Given the latest revelations about the extent to which the web facilitates wiretapping, spying and the collection of data by UK and US intelligence agencies, it is fair to say that nobody really quite knows what exactly is possible in this "uncharted territory."

Many countries have been spying on other countries' people and institutions for decades. It's not new, but the Internet is offering an ever greater arsenal of tools to the agencies.

Worldwide, agencies are allowed to use telephone and e-mail metadata to avert danger to their respective countries. The US intelligence agencies are allowed to monitor anyone outside the US.

German intelligence agencies monitor data flows outside Germany and Europe, the UK intelligence service does the same for data from outside Britain. And so the list goes on.

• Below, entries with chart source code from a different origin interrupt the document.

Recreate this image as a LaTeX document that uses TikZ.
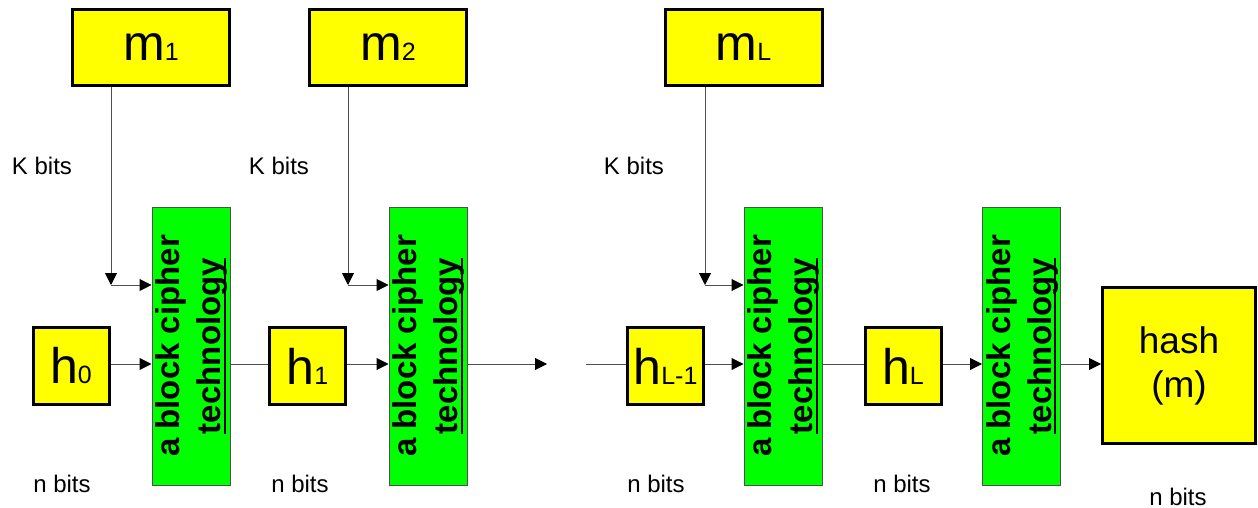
\documentclass[tikz,border=0pt]{standalone}
\usepackage{fontspec}
\setmainfont{Liberation Sans}
\usetikzlibrary{arrows.meta}
\definecolor{ybox}{HTML}{FFFF00}
\definecolor{gbox}{HTML}{00FF00}
\definecolor{wire}{HTML}{505050}
\newcommand\smallsub[1]{{\fontsize{25}{25}\selectfont #1}}
\newcommand\ulword[1]{\setbox0\hbox{#1}\rlap{\rule[-5pt]{\wd0}{2pt}}\box0}
\begin{document}
\begin{tikzpicture}[x=1pt,y=-1pt,
  ybig/.style={draw=black,line width=3pt,fill=ybox,inner sep=0pt,
    font=\fontsize{50}{50}\selectfont},
  mbox/.style={ybig,minimum width=157pt,minimum height=76pt},
  hbox/.style={ybig,minimum width=76pt,minimum height=77pt},
  cipher/.style={draw=wire,line width=1pt,fill=gbox,inner sep=0pt,
    minimum width=78pt,minimum height=278pt},
  ctext/.style={rotate=90,align=center,
    font=\fontsize{33}{41}\selectfont\bfseries},
  lbl/.style={font=\fontsize{24}{24}\selectfont,anchor=base,inner sep=0pt},
  wireline/.style={draw=wire,line width=1pt},
  arr/.style={wireline,-{Triangle[length=12pt,width=12pt,color=black]}}
]
\useasboundingbox (0,0) rectangle (1258,508);

% message blocks
\node[mbox] (m1) at (151,47.5) {m\smallsub{1}};
\node[mbox] (m2) at (388,47.5) {m\smallsub{2}};
\node[mbox] (mL) at (743.5,47.5) {m\smallsub{L}};

% chaining values
\node[hbox] (h0) at (71,366) {h\smallsub{0}};
\node[hbox] (h1) at (307.5,366) {h\smallsub{1}};
\node[hbox] (hL1) at (665.5,366) {h\smallsub{L-1}};
\node[hbox] (hL) at (903,366) {h\smallsub{L}};
\node[ybig,minimum width=153pt,minimum height=156pt,align=center,
  font=\fontsize{37}{44}\selectfont] (hash) at (1179,365.5) {hash\\(m)};

% cipher blocks
\foreach \n/\x in {g1/191,g2/428,g3/783,g4/1021.5}{
  \node[cipher] (\n) at (\x,346) {};
  \node[ctext] at (\x+1,346) {a block cipher\\\ulword{technology}};
}

% key inputs
\coordinate (j1) at (111,285);
\coordinate (j2) at (348,285);
\coordinate (j3) at (705,285);
\draw[arr] (m1.south -| j1) -- (j1);
\draw[arr] (j1) -- (j1 -| g1.west);
\draw[arr] (m2.south -| j2) -- (j2);
\draw[arr] (j2) -- (j2 -| g2.west);
\draw[arr] (mL.south -| j3) -- (j3);
\draw[arr] (j3) -- (j3 -| g3.west);

% chain
\coordinate (gapA) at (547,364);
\coordinate (gapB) at (586,364);
\draw[arr] (h0.east |- 0,364) -- (g1.west |- 0,364);
\draw[wireline] (g1.east |- 0,364) -- (h1.west |- 0,364);
\draw[arr] (h1.east |- 0,364) -- (g2.west |- 0,364);
\draw[arr] (g2.east |- 0,364) -- (gapA);
\draw[wireline] (gapB) -- (hL1.west |- gapB);
\draw[arr] (hL1.east |- 0,364) -- (g3.west |- 0,364);
\draw[wireline] (g3.east |- 0,364) -- (hL.west |- 0,364);
\draw[arr] (hL.east |- 0,364) -- (g4.west |- 0,364);
\draw[arr] (g4.east |- 0,364) -- (hash.west |- 0,364);

% labels
\node[lbl] (k1) at (42,174) {K bits};
\node[lbl] (k2) at (279,174) {K bits};
\node[lbl] (k3) at (634,174) {K bits};
\node[lbl] (n1) at (62,492) {n bits};
\node[lbl] (n2) at (300,492) {n bits};
\node[lbl] (n3) at (656,492) {n bits};
\node[lbl] (n4) at (902,492) {n bits};
\node[lbl] (n5) at (1178,505) {n bits};
\end{tikzpicture}
\end{document}
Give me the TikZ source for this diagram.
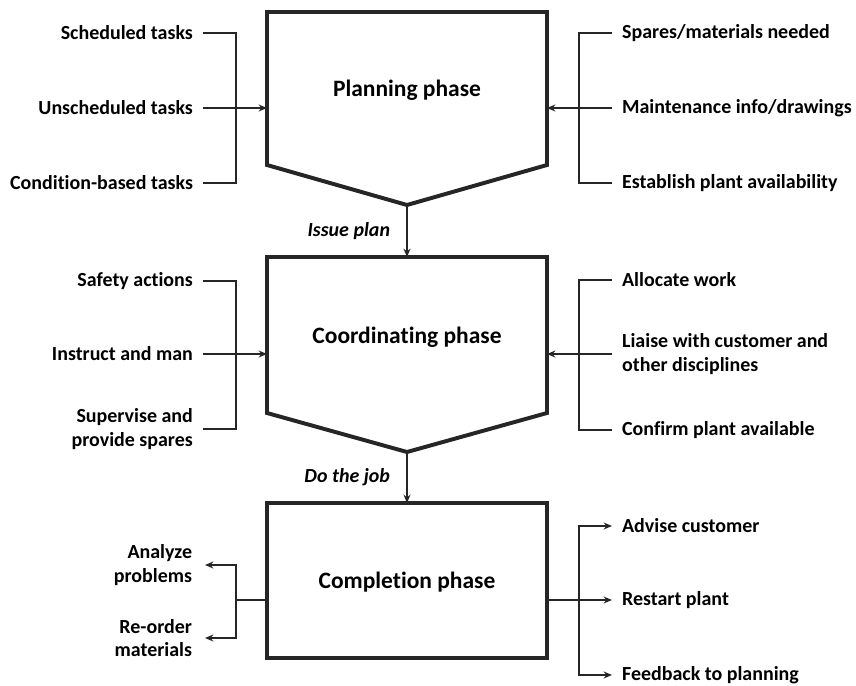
\documentclass[tikz,border=0pt]{standalone}
\usepackage{fontspec}
\setmainfont{Carlito}[Ligatures=NoCommon]
\usetikzlibrary{arrows.meta}

\tikzset{
  phasebox/.style = {line width=2.8pt, line join=miter, draw=black!85},
  phasetxt/.style = {font=\fontsize{16.7}{20}\selectfont\bfseries},
  itemL/.style = {anchor=east, align=right, inner xsep=7pt, inner ysep=0pt,
                  font=\fontsize{14.2}{16.5}\selectfont\bfseries},
  itemR/.style = {anchor=west, align=left, inner xsep=7pt, inner ysep=0pt,
                  font=\fontsize{14.2}{16.5}\selectfont\bfseries},
  steplbl/.style = {anchor=east, font=\fontsize{14.2}{16.5}\selectfont\bfseries\itshape},
  conn/.style = {line width=1pt, draw=black!85},
  arr/.style = {conn, -{Stealth[length=6pt,width=5pt]}}
}

\begin{document}
\begin{tikzpicture}[x=0.025cm, y=-0.025cm]
  \useasboundingbox (0,0) rectangle (856,685);

  % planning phase
  \draw[phasebox] (267,12) -- (547,12) -- (547,165) -- (407,205) -- (267,165) -- cycle;
  \node[phasetxt] (plan) at (407,90) {Planning phase};
  \coordinate (plan-w) at (267,108);
  \coordinate (plan-e) at (547,108);
  \coordinate (plan-s) at (407,205);

  \node[itemL] (sched)   at (203,33)  {Scheduled tasks};
  \node[itemL] (unsched) at (203,108) {Unscheduled tasks};
  \node[itemL] (condit)  at (203,183) {Condition-based tasks};
  \coordinate (planL) at (236,108);
  \draw[conn] (sched.east) -| (planL) |- (condit.east);
  \draw[arr] (unsched.east) -- (plan-w);

  \node[itemR] (spares) at (612,33)  {Spares/materials needed};
  \node[itemR] (maint)  at (612,108) {Maintenance info/drawings};
  \node[itemR] (avail)  at (612,183) {Establish plant availability};
  \coordinate (planR) at (579,108);
  \draw[conn] (spares.west) -| (planR) |- (avail.west);
  \draw[arr] (maint.west) -- (plan-e);

  % coordinating phase
  \draw[phasebox] (267,257) -- (547,257) -- (547,413) -- (407,452) -- (267,413) -- cycle;
  \node[phasetxt] (coord) at (407,337) {Coordinating phase};
  \coordinate (coord-n) at (407,257);
  \coordinate (coord-w) at (267,354);
  \coordinate (coord-e) at (547,354);
  \coordinate (coord-s) at (407,452);

  \draw[arr] (plan-s) -- (coord-n);
  \node[steplbl] (issue) at (395,231) {Issue plan};

  \node[itemL] (safety) at (203,281) {Safety actions};
  \node[itemL] (instr)  at (203,354) {Instruct and man};
  \node[itemL] (superv) at (203,429) {Supervise and\\provide spares};
  \coordinate (coordL) at (236,354);
  \draw[conn] (safety.east) -| (coordL) |- (superv.east);
  \draw[arr] (instr.east) -- (coord-w);

  \node[itemR] (alloc)   at (612,280) {Allocate work};
  \node[itemR] (liaise)  at (612,354) {Liaise with customer and\\other disciplines};
  \node[itemR] (confirm) at (612,430) {Confirm plant available};
  \coordinate (coordR) at (579,354);
  \draw[conn] (alloc.west) -| (coordR) |- (confirm.west);
  \draw[arr] (liaise.west) -- (coord-e);

  % completion phase
  \draw[phasebox] (267,503) rectangle (547,658);
  \node[phasetxt] (compl) at (407,582) {Completion phase};
  \coordinate (compl-n) at (407,503);
  \coordinate (compl-w) at (267,600);
  \coordinate (compl-e) at (547,600);

  \draw[arr] (coord-s) -- (compl-n);
  \node[steplbl] (dojob) at (395,477) {Do the job};

  \node[itemL, inner xsep=9pt] (analyze) at (205,565) {Analyze\\problems};
  \node[itemL, inner xsep=9pt] (reorder) at (205,638) {Re-order\\materials};
  \coordinate (complL) at (236,600);
  \draw[conn] (compl-w) -- (complL);
  \draw[arr] (complL) |- (analyze.east);
  \draw[arr] (complL) |- (reorder.east);

  \node[itemR] (advise)   at (612,526) {Advise customer};
  \node[itemR] (restart)  at (612,600) {Restart plant};
  \node[itemR] (feedback) at (612,675) {Feedback to planning};
  \coordinate (complR) at (579,600);
  \draw[arr] (compl-e) -- (restart.west);
  \draw[arr] (complR) |- (advise.west);
  \draw[arr] (complR) |- (feedback.west);
\end{tikzpicture}
\end{document}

By exchanging data and other information, the various agencies create a comprehensive surveillance network. It's clever tactics as the agencies can circumvent national law - the German Federal Intelligence Agency BND, for example, uses data from its US counterparts that do not have to observe a ban on the automatic storage of data.

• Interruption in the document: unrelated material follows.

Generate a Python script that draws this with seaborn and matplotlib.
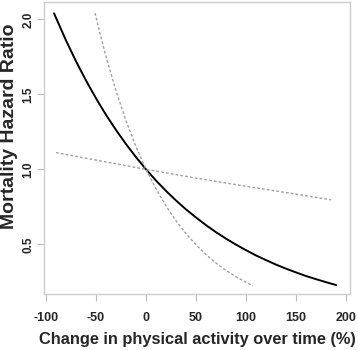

Of course, the governments as well as the relevant parliamentary groups know about this. The reactions to the recent revelations have been subdued, a everybody profits from the current arrangement.

Recording and processing data is nothing new, of course. For decades, the satellite surveillance program "Echelon" has been used by the intelligence services in the US, Canada, the UK, New Zealand and Australia. The program has been in the public domain since 2001, so no one can seriously claim the type of operation is "uncharted territory."

Crossing the line

However, the US agencies would have crossed the line if the allegations of wiretapping and surveillance of EU institutions in Brussels, Washington and New York are substantiated. It's just not the done thing among friends.

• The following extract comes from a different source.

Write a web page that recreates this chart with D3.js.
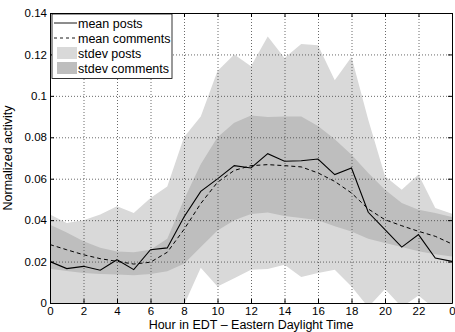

What's even more drastic is the surveillance of G20 participants in the UK in 2009. It's classic spying that has nothing to do with counter-terrorism or global communication. It's a criminal act that should be banned.

What's needed is a clear message from US President Barack Obama or British Prime Minister David Cameron that would put the intelligence service in its place.

It's outrageous that US companies are willing accomplices of the intelligence agencies. They deliberately design their software with tools that makes it easy for the agencies to gather the data they want. They are exploiting their customers' possibly naïve trust, as they don't find out if their data has ben passed on and to whom.

Global regulations needed

Unlike China, North Korea, Iran or Russia, where, presumably, the intelligence service have carte blanche to do what they please, democracies like ours should have some regulation on surveillance.

Otherwise we are no better than all the dictatorships out there. The good thing about our democracies is that, at least every now and then, the activities of the intelligence services are laid bare to a certain extent.

But some politicians' and experts' surprise about what is now possible in this "uncharted territory" called the Internet, does not ring true. One would think that they would have suspected something at the very least.

Now is the time to act and set up clear guidelines for the "uncharted territory." They should be signed into international law. That should be a top priority once the initial finger-pointing subsides.